Sandy Mayle is a present-day writer and mom of three teenage boys, who has been kind enough to post her devotional writings in the public domain. She has a website at www.sandymayle.com where you can read more of her works.
MEYER, Frederick Brotherton
Frederick Brotherton Meyer (April 8, 1847 – March 28, 1929) was a Baptist pastor and evangelist in England.
Meyer was born in London. He attended Brighton College and graduated from London University in 1869. He studied theology at Regents Park Baptist College.
Meyer began pastoring churches in 1870. His first pastorate was at Pembroke Baptist Chapel in Liverpool. In 1872 he pastored Priory Street Baptist Church in York. While he was there he met the American evangelist Dwight L. Moody, whom he introduced to other churches in England. The two preachers became lifelong friends.

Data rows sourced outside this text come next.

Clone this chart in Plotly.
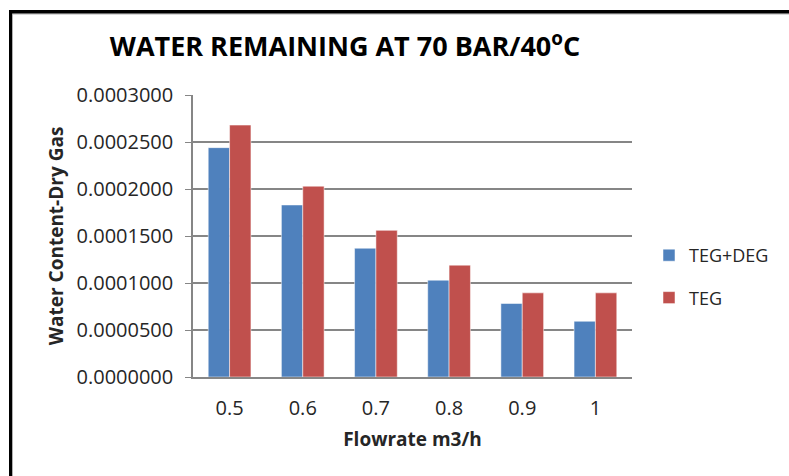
import plotly.graph_objects as go

categories = ["0.5", "0.6", "0.7", "0.8", "0.9", "1"]
teg_deg = [0.000244, 0.000183, 0.000137, 0.000103, 0.0000782, 0.0000593]
teg = [0.000268, 0.000203, 0.000156, 0.000119, 0.0000895, 0.0000895]
y_ticks = [0.0, 0.00005, 0.0001, 0.00015, 0.0002, 0.00025, 0.0003]

W, H = 789, 476
L, R, T, B = 193, 157, 95, 99
pw, ph = W - L - R, H - T - B

FONT = "Open Sans"
TXT = "#262626"

fig = go.Figure()
fig.add_trace(go.Bar(x=categories, y=teg_deg, name="TEG+DEG", legendgroup="a",
                     marker=dict(color="#4F81BD", line=dict(color="rgba(255,255,255,0.5)", width=1))))
fig.add_trace(go.Bar(x=categories, y=teg, name="TEG", legendgroup="b",
                     marker=dict(color="#C0504D", line=dict(color="rgba(255,255,255,0.5)", width=1))))

def px_x(p):
    return (p - L) / pw

def px_y(p):
    return (H - B - p) / ph

fig.update_layout(
    width=W, height=H,
    margin=dict(l=L, r=R, t=T, b=B),
    paper_bgcolor="white", plot_bgcolor="white",
    barmode="group", bargap=0.416, bargroupgap=0,
    font=dict(family=FONT, color=TXT),
    title=dict(text="WATER REMAINING AT 70 BAR/40<sup>o</sup>C",
               font=dict(family=FONT, size=27, color="black", weight="bold"),
               x=345 / W, xanchor="center", y=1 - 47 / H, yanchor="middle"),
    legend=dict(x=px_x(649), y=px_y(237), xanchor="left", yanchor="top",
                traceorder="grouped", tracegroupgap=16,
                font=dict(family=FONT, size=18, color=TXT),
                itemwidth=30, bgcolor="rgba(0,0,0,0)"),
    xaxis=dict(type="category", showline=True, linecolor="#868686", linewidth=1.5,
               ticks="", ticklabelstandoff=12,
               tickfont=dict(family=FONT, size=20, color=TXT),
               title=dict(text="Flowrate m3/h", standoff=13,
                          font=dict(family=FONT, size=19, color=TXT, weight="bold"))),
    yaxis=dict(range=[0, 0.0003], tickvals=y_ticks, tickformat=".7f",
               showline=True, linecolor="#868686", linewidth=1.5,
               ticks="outside", ticklen=6, tickcolor="#868686",
               showgrid=True, gridcolor="#868686", gridwidth=1.5,
               ticklabelstandoff=8,
               tickfont=dict(family=FONT, size=20, color=TXT),
               zeroline=False,
               title=dict(text="Water Content-Dry Gas", standoff=8,
                          font=dict(family=FONT, size=19, color=TXT, weight="bold"))),
    showlegend=True,
)

# outer frame (top and left edges visible), drawn as filled bands
fig.add_shape(type="rect", xref="paper", yref="paper",
              x0=px_x(9), x1=px_x(789), y0=px_y(13.5), y1=px_y(14.5),
              line=dict(width=0), fillcolor="#b0b0b0")
fig.add_shape(type="rect", xref="paper", yref="paper",
              x0=px_x(12), x1=px_x(13), y0=px_y(13), y1=px_y(476),
              line=dict(width=0), fillcolor="#b0b0b0")
fig.add_shape(type="rect", xref="paper", yref="paper",
              x0=px_x(9), x1=px_x(789), y0=px_y(10), y1=px_y(13.5),
              line=dict(width=0), fillcolor="black")
fig.add_shape(type="rect", xref="paper", yref="paper",
              x0=px_x(9), x1=px_x(12), y0=px_y(10), y1=px_y(476),
              line=dict(width=0), fillcolor="black")

fig.write_html("out.html")
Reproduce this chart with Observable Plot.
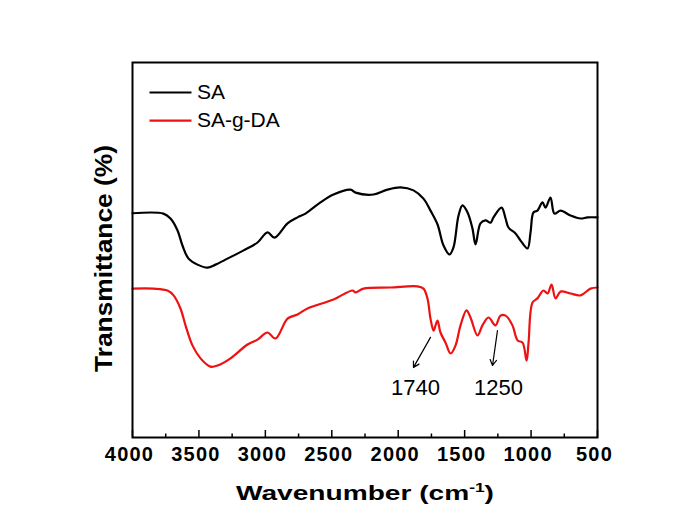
<!DOCTYPE html>
<html>
<head>
<meta charset="utf-8">
<script src="https://cdn.jsdelivr.net/npm/d3@7"></script>
<script src="https://cdn.jsdelivr.net/npm/@observablehq/plot@0.6"></script>
<style>
  html, body { margin: 0; padding: 0; background: #fff; }
  #chart svg { font-family: "Liberation Sans", Arial, sans-serif; }
  g[aria-label="x-axis tick label"] text { letter-spacing: 1.2px; }
</style>
</head>
<body>
<div id="chart"></div>
<script>
// ---- data (y is relative transmittance) ----
const saWavenumber = [4000,3767,3714,3661,3624,3578,3511,3435,3375,3285,3164,3059,2984,2931,2833,2758,2698,2585,2487,2359,2321,2186,2081,1983,1885,1810,1757,1704,1659,1614,1584,1546,1516,1478,1441,1418,1381,1343,1305,1283,1222,1192,1170,1117,1079,1027,1004,982,952,914,891,854,824,778,703,628,575,500];
const saTransmittance = [59.8,59.7,58.4,55.2,51.2,47.7,46.1,45.3,46.1,47.7,49.9,52.0,54.7,53.3,57.1,58.7,59.7,62.7,64.8,66.1,65.3,64.8,66.1,66.7,65.9,63.7,60.5,56.8,51.2,48.8,50.7,59.2,61.9,60.0,55.7,51.5,57.1,57.9,57.3,58.7,61.3,58.4,56.0,54.4,52.5,50.4,54.7,60.0,60.5,62.7,61.3,64.0,59.7,60.5,59.2,58.4,58.7,58.7];

const sagdaWavenumber = [4000,3842,3737,3691,3639,3601,3548,3488,3413,3360,3262,3134,3059,2984,2924,2833,2758,2683,2487,2344,2321,2261,2058,1855,1810,1780,1757,1734,1719,1704,1682,1644,1606,1569,1531,1486,1456,1403,1366,1320,1268,1230,1192,1140,1102,1064,1034,1019,989,952,907,876,846,816,778,703,628,553,500];
const sagdaTransmittance = [39.7,39.7,39.2,37.9,34.4,29.9,24.5,21.1,18.9,19.2,21.1,24.8,26.1,28.0,26.4,31.7,32.8,34.4,36.8,39.2,38.7,39.7,40.0,40.3,39.7,37.1,31.7,28.5,29.9,31.2,28.0,25.3,22.4,24.5,29.9,33.9,32.0,27.2,29.9,32.0,29.9,32.5,32.5,29.9,25.9,25.3,20.5,25.3,36.0,37.1,39.2,38.4,40.8,37.1,38.9,38.4,37.9,39.7,40.0];

const seriesNames = ["SA", "SA-g-DA"];
const seriesColors = ["#000000", "#ee1111"];

const xTicks = [4000, 3500, 3000, 2500, 2000, 1500, 1000, 500];
const xMinorTicks = [3750, 3250, 2750, 2250, 1750, 1250, 750];

const annotationLabels = ["1740", "1250"];

// ---- tables ----
const sa = saWavenumber.map((w, i) => ({w, t: saTransmittance[i]}));
const sagda = sagdaWavenumber.map((w, i) => ({w, t: sagdaTransmittance[i]}));
const legend = seriesNames.map((name, i) => ({name, color: seriesColors[i], row: i}));
const arrows = [
  {label: annotationLabels[0], x1: 1757, y1: 26.7, x2: 1885, y2: 18.7, tx: 1870},
  {label: annotationLabels[1], x1: 1253, y1: 28.5, x2: 1290, y2: 19.2, tx: 1245}
];

const font = "Liberation Sans, Arial, sans-serif";

const chart = Plot.plot({
  width: 678,
  height: 515,
  marginLeft: 132,
  marginRight: 81,
  marginTop: 62,
  marginBottom: 78,
  style: {fontFamily: font, background: "#fff", color: "#000"},
  x: {domain: [4000, 500]},
  y: {domain: [0, 100], axis: null},
  marks: [
    Plot.axisX({ticks: xTicks, tickSize: -7, text: null, strokeWidth: 1.5}),
    Plot.axisX({ticks: xMinorTicks, tickSize: -3.5, text: null, strokeWidth: 1.5}),
    Plot.axisX({ticks: xTicks, tickSize: 0, tickPadding: 9, tickFormat: d => String(d), fontSize: 20, fontWeight: "bold", label: null, dx: -3}),
    Plot.line(sa, {x: "w", y: "t", stroke: seriesColors[0], strokeWidth: 2.2, curve: "catmull-rom"}),
    Plot.line(sagda, {x: "w", y: "t", stroke: seriesColors[1], strokeWidth: 2.2, curve: "catmull-rom"}),
    Plot.link(legend, {x1: 3872, x2: 3556, y1: d => 92 - d.row * 7.5, y2: d => 92 - d.row * 7.5, stroke: "color", strokeWidth: 2.2}),
    Plot.text(legend, {x: 3515, y: d => 92 - d.row * 7.5, text: "name", textAnchor: "start", fontSize: 21, fill: "#000"}),
    Plot.arrow(arrows, {x1: "x1", y1: "y1", x2: "x2", y2: "y2", stroke: "#000", strokeWidth: 1.2, headLength: 8, bend: 0}),
    Plot.text(arrows, {x: "tx", y: 13.3, text: "label", fontSize: 22, fill: "#000", lineAnchor: "middle"}),
    Plot.text(["Transmittance (%)"], {frameAnchor: "left", textAnchor: "middle", rotate: -90, dx: -28, dy: 8.5, fontSize: 24, fontWeight: "bold", fill: "#000"}),
    Plot.text(["Wavenumber (cm-1)"], {frameAnchor: "bottom", dy: 56, fontSize: 21, fontWeight: "bold", fill: "#000", lineAnchor: "middle"}),
    Plot.frame({stroke: "#000", strokeWidth: 2})
  ]
});

document.getElementById("chart").appendChild(chart);

// superscript for the x title and stretch of the two axis titles to the reference widths
d3.select(chart).selectAll("text").each(function () {
  const el = d3.select(this);
  const s = this.textContent;
  if (s === "Wavenumber (cm-1)") {
    el.text(null);
    el.append("tspan").text("Wavenumber (cm");
    el.append("tspan").attr("dy", -8).attr("font-size", 13).text("-1");
    el.append("tspan").attr("dy", 8).text(")");
    el.attr("textLength", 258).attr("lengthAdjust", "spacingAndGlyphs");
  } else if (s === "Transmittance (%)") {
    el.attr("textLength", 227).attr("lengthAdjust", "spacingAndGlyphs");
  }
});
</script>
</body>
</html>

In 1895 Meyer went to Christ Church in Lambeth. At the time only 100 people attended the church, but within two years over 2,000 were regularly attending. He stayed there for fifteen years, and then began a traveling to preach at conferences and evangelistic services.
His evangelistic tours included South Africa and Asia. He also visited the United States and Canada several times.
He spent the last few years of his life working as a pastor in England's churches, but still made trips to North America, including one he made at age 80.
Meyer was part of the Higher Life movement and preached often at the Keswick Convention. He was known as a crusader against immorality. He preached against drunkenness and prostitution. He is said to have brought about the closing of hundreds of saloons and brothels.
Meyer wrote over 40 books, including Christian biographies and devotional commentaries on the Bible.
Andrew Murray was a South African minister and missionary around the turn of the 20th century. I have seen him referred to as "The Apostle of Abiding Love", and that was the hallmark of his vast ministry. He was born and raised in a then-remote area near the Cape of South Africa, received his formal and theological education in Scotland and Holland, then returned to his home to become a missionary and minister of the gospel of Jesus Christ. He and his wife, Emma, had nine children; their home was busy, and often filled with visitors. As a preacher, Murray drew large crowds and led many to Christ; in addition, he authored over 240 books. He was known as a man of prayer and deep devotion to God. Although his faith was tested by illness, his daughter wrote: "It was after the 'time of silence' [in sickness] when God came so near to father and he saw more clearly the meaning of a life of full surrender and simple faith. He began to show in all relationships that constant tenderness and unruffled lovingkindness and unselfish thought for others which increasingly characterized his life from that point. At the same time he lost nothing of his strength and determination."
He often prayed, "May not a single moment of my life be spent outside the light, love, and joy of God's presence and may not a moment without the entire surrender of my self as a vessel for Him to fill full of His Spirit and His love."